- **EXERCISE**
Single out each line with the word "chart" and copy it.

- **THE INPUT**
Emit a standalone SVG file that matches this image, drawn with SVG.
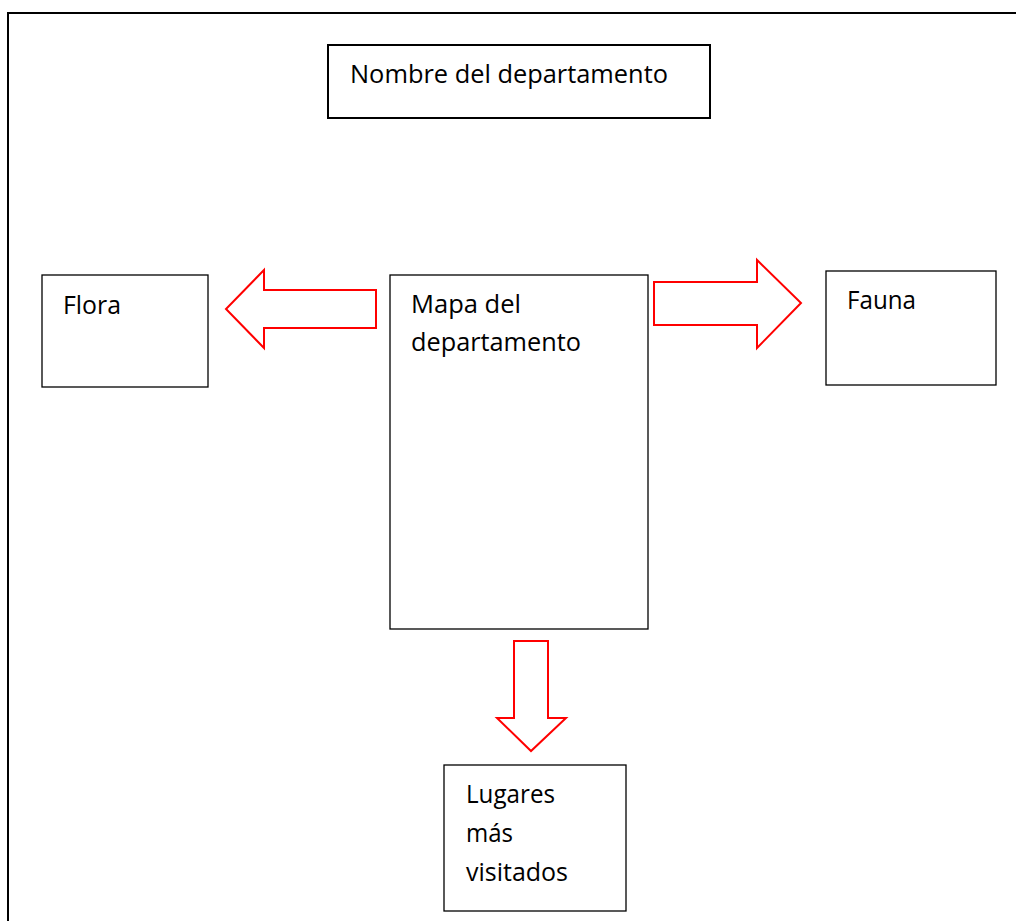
...
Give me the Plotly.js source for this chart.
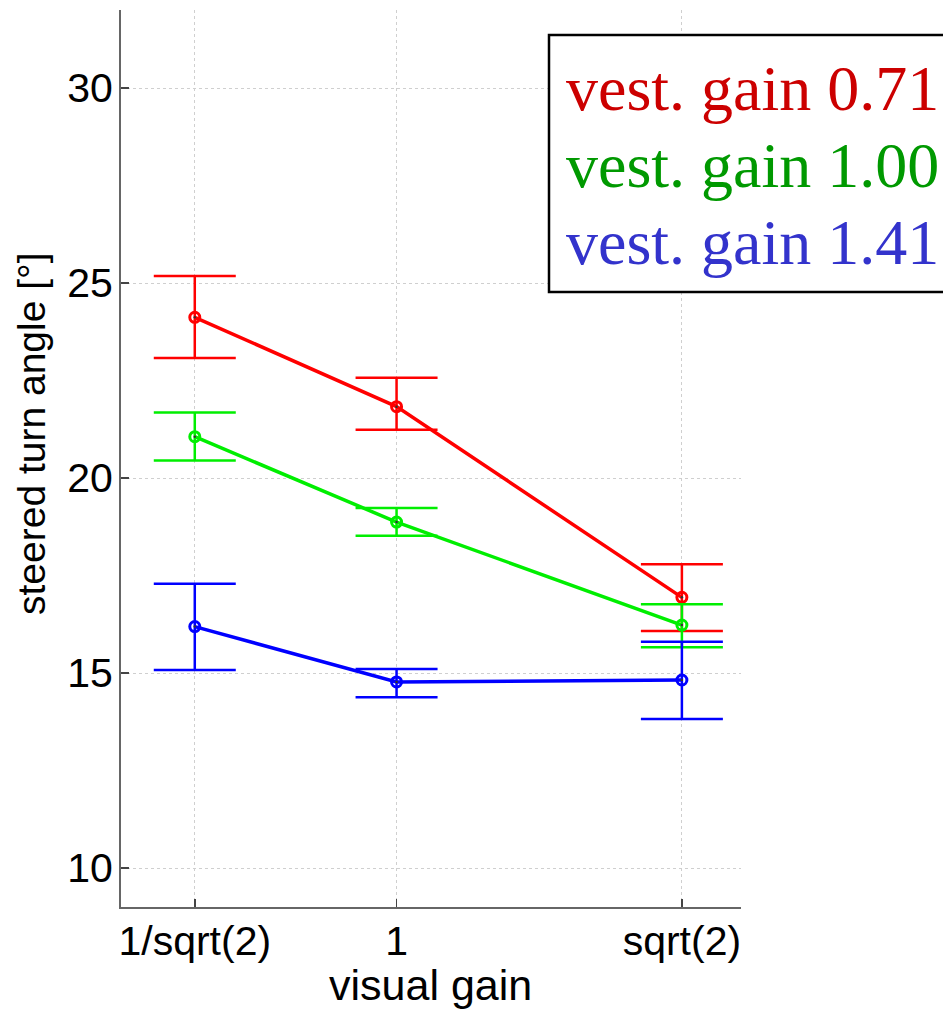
---
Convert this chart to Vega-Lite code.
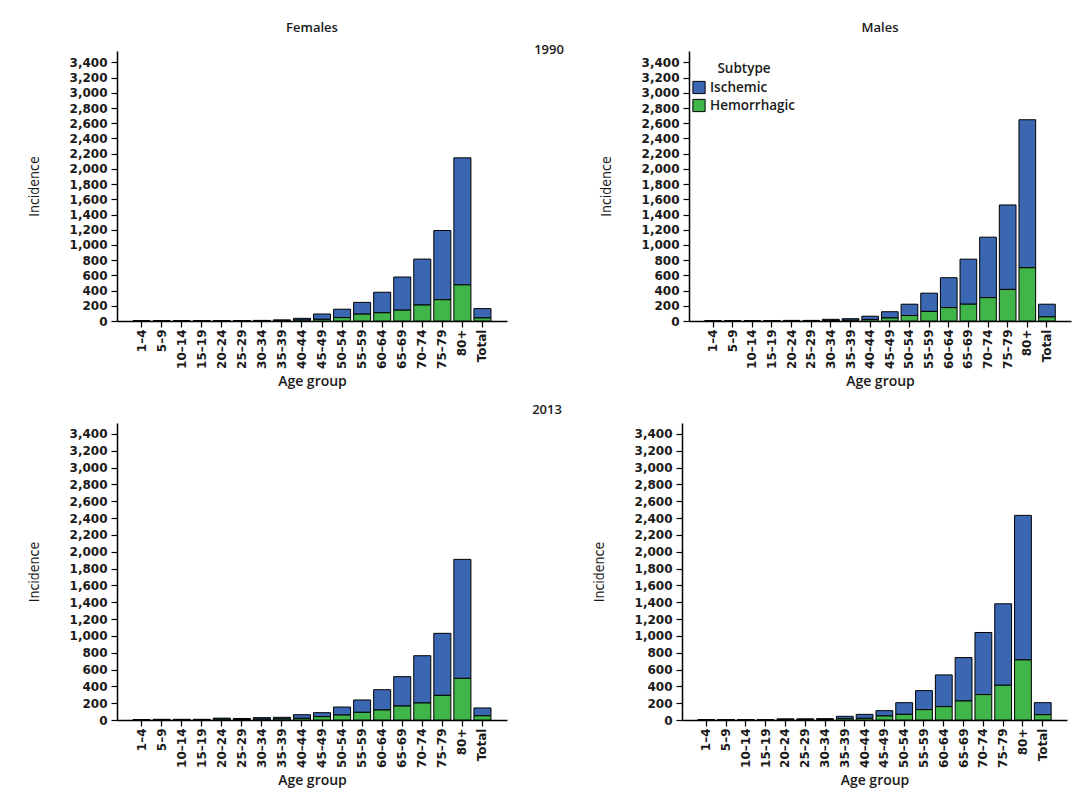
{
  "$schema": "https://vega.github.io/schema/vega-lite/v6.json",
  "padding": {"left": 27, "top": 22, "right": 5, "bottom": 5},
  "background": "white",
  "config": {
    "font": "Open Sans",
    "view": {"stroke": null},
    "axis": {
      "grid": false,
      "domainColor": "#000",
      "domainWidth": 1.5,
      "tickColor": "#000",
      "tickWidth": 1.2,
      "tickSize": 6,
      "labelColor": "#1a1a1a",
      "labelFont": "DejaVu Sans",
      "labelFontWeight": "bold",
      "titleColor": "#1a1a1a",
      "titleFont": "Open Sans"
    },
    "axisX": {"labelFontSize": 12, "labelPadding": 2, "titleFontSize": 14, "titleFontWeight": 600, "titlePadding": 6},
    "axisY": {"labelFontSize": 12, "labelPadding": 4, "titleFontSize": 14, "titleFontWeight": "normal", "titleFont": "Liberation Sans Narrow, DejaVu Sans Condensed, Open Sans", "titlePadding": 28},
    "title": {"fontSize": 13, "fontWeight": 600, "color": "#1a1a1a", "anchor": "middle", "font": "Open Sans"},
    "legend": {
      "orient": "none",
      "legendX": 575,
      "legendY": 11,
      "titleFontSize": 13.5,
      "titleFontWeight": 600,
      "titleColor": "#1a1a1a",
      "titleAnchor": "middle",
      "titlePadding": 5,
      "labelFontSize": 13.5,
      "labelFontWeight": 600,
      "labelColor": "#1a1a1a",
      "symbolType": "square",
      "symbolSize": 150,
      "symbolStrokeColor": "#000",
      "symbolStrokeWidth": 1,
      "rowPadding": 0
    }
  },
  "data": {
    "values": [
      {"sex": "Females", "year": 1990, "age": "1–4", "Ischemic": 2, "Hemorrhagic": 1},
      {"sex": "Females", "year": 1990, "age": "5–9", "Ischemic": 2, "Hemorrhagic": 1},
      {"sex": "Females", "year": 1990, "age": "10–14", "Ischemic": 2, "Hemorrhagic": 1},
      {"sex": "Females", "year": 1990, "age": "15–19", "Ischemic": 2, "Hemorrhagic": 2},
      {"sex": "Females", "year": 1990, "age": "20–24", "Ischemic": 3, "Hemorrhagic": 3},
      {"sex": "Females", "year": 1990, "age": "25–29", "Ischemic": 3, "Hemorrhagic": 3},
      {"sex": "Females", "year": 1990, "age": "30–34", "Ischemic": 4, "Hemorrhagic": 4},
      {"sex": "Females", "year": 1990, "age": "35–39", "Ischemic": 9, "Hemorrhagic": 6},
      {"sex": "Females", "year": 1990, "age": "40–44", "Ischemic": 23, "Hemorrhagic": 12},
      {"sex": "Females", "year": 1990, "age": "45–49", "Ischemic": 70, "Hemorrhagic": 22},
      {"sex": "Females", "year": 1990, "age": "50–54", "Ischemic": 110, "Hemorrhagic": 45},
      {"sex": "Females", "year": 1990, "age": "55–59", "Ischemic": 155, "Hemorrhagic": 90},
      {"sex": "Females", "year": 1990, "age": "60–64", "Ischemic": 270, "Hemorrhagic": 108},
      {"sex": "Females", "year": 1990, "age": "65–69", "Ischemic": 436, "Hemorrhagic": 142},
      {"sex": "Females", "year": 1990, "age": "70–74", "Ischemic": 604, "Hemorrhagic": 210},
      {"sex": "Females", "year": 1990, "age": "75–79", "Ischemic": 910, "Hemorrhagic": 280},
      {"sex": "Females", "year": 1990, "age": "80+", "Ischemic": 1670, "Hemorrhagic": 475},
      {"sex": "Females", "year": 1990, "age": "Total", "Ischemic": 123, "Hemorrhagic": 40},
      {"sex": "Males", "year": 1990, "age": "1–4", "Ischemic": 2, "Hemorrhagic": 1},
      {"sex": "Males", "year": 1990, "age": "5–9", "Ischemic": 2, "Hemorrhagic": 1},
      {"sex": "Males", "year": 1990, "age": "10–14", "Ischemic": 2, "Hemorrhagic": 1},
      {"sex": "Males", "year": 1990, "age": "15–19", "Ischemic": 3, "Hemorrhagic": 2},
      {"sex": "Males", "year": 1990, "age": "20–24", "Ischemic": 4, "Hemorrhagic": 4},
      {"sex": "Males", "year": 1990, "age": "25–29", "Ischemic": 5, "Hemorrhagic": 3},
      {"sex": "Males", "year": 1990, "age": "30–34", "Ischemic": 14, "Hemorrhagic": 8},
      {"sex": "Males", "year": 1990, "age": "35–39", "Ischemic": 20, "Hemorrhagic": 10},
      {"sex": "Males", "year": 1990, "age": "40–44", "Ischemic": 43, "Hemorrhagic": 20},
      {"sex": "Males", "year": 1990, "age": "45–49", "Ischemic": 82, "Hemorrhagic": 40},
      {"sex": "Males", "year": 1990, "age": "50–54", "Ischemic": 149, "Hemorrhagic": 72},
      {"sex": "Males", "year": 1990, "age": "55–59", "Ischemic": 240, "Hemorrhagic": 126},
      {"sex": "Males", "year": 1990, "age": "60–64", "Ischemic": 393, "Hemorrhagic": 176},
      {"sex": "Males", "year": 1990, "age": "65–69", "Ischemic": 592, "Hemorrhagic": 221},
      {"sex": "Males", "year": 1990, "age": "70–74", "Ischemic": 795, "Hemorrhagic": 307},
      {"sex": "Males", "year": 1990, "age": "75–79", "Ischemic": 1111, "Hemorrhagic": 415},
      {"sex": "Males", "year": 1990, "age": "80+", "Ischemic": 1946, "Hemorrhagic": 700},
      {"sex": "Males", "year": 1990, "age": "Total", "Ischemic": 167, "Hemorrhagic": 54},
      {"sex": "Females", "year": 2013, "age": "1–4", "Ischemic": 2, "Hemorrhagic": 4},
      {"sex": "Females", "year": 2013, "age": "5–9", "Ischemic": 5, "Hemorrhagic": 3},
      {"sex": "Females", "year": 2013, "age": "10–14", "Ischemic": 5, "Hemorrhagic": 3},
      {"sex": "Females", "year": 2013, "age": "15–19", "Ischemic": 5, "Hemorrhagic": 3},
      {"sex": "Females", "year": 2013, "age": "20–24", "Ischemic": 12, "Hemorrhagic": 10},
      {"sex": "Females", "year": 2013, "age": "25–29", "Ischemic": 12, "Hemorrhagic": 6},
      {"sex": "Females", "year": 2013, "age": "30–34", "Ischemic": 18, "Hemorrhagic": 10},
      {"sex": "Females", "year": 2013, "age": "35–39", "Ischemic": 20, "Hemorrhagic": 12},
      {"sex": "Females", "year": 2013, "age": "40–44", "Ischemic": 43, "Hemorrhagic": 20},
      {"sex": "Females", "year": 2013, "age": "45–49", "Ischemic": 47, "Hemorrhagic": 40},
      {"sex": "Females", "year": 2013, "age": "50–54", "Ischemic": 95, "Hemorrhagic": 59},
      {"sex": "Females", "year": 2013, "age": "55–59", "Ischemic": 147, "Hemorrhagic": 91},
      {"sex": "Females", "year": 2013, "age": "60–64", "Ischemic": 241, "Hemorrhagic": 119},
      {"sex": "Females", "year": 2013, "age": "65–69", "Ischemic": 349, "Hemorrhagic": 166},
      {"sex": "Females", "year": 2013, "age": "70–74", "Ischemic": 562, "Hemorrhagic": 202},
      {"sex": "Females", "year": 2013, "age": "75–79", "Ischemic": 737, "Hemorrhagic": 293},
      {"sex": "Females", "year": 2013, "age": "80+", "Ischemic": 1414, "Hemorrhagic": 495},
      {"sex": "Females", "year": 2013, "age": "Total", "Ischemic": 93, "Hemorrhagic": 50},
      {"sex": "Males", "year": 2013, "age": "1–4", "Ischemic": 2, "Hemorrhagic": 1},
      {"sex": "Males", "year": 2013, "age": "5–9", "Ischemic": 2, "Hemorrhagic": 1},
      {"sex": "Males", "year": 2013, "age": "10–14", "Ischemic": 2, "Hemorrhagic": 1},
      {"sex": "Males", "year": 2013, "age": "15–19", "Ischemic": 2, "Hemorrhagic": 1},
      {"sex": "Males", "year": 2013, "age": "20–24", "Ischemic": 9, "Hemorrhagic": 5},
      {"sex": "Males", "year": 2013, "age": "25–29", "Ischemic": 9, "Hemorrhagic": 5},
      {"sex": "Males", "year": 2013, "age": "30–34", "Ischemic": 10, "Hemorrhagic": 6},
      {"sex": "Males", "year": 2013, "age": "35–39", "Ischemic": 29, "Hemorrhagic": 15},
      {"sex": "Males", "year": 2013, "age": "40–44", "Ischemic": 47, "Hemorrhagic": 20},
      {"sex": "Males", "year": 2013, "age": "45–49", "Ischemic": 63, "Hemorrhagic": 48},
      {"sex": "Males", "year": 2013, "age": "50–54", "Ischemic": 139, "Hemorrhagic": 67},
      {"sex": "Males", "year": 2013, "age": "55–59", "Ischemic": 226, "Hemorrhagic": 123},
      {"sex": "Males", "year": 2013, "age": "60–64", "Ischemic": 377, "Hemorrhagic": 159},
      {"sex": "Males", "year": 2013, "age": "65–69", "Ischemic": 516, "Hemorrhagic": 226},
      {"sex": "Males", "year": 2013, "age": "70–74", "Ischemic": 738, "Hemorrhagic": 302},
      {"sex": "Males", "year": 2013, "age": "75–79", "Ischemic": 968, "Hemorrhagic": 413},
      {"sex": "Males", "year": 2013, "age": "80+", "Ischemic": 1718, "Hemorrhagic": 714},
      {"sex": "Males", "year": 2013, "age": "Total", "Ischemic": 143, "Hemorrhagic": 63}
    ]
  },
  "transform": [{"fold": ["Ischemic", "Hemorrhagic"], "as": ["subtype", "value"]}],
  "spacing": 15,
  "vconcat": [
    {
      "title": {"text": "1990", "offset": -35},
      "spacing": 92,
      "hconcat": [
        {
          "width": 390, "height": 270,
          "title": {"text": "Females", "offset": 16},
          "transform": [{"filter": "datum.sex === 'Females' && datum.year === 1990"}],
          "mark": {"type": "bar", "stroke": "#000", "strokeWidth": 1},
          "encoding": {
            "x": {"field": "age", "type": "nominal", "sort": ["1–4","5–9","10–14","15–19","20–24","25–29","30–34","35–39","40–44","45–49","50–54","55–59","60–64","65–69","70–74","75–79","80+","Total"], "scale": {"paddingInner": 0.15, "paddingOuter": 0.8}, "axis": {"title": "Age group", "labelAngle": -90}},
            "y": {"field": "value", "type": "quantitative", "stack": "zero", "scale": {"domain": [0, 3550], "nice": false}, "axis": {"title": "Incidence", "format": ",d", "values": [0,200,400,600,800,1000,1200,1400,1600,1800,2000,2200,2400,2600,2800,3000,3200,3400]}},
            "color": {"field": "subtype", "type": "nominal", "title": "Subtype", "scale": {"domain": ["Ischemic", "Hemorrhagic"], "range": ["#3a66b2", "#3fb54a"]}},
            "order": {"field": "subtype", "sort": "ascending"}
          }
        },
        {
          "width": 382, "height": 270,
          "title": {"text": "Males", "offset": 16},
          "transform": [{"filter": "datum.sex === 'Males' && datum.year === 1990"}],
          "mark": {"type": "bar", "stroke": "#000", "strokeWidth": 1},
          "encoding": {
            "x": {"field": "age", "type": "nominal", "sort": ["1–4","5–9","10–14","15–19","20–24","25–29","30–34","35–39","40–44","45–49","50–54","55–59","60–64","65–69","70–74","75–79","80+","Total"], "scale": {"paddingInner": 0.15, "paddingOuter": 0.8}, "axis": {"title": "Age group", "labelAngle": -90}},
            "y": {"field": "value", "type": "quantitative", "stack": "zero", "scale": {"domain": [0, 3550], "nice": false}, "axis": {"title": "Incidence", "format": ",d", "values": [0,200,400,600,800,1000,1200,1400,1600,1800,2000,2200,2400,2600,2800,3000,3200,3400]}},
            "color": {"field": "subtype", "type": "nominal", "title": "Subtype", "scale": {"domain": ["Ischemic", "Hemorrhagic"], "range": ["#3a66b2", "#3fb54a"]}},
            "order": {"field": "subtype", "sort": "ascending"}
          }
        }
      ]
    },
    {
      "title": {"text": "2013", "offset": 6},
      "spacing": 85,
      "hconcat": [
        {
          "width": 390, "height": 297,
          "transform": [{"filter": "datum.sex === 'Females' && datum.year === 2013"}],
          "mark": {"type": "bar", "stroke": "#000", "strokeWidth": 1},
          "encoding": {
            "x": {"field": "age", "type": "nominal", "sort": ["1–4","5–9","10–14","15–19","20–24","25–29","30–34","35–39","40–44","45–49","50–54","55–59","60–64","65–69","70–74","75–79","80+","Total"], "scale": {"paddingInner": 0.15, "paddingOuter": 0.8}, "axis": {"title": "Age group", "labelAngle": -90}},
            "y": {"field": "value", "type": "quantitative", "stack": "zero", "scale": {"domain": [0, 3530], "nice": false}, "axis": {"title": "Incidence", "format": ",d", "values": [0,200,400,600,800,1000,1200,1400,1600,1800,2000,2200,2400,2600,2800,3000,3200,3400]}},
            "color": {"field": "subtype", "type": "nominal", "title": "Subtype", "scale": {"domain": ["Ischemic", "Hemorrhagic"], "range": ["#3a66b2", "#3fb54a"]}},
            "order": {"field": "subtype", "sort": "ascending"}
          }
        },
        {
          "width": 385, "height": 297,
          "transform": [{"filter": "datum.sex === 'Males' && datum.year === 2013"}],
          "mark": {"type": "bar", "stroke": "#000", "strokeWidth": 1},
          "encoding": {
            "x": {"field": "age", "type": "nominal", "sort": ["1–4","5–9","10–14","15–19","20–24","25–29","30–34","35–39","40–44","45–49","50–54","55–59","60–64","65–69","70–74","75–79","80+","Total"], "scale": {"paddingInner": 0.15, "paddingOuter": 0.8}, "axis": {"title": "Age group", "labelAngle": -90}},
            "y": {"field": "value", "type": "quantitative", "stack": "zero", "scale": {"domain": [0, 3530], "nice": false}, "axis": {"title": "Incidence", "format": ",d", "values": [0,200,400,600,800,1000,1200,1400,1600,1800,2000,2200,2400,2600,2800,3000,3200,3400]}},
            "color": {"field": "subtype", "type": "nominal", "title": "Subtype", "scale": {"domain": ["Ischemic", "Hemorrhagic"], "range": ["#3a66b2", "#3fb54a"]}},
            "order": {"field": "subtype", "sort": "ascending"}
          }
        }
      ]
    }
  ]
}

- **SOLUTION FOR THIS PROBLEM**
Give me the Plotly.js source for this chart.
Convert this chart to Vega-Lite code.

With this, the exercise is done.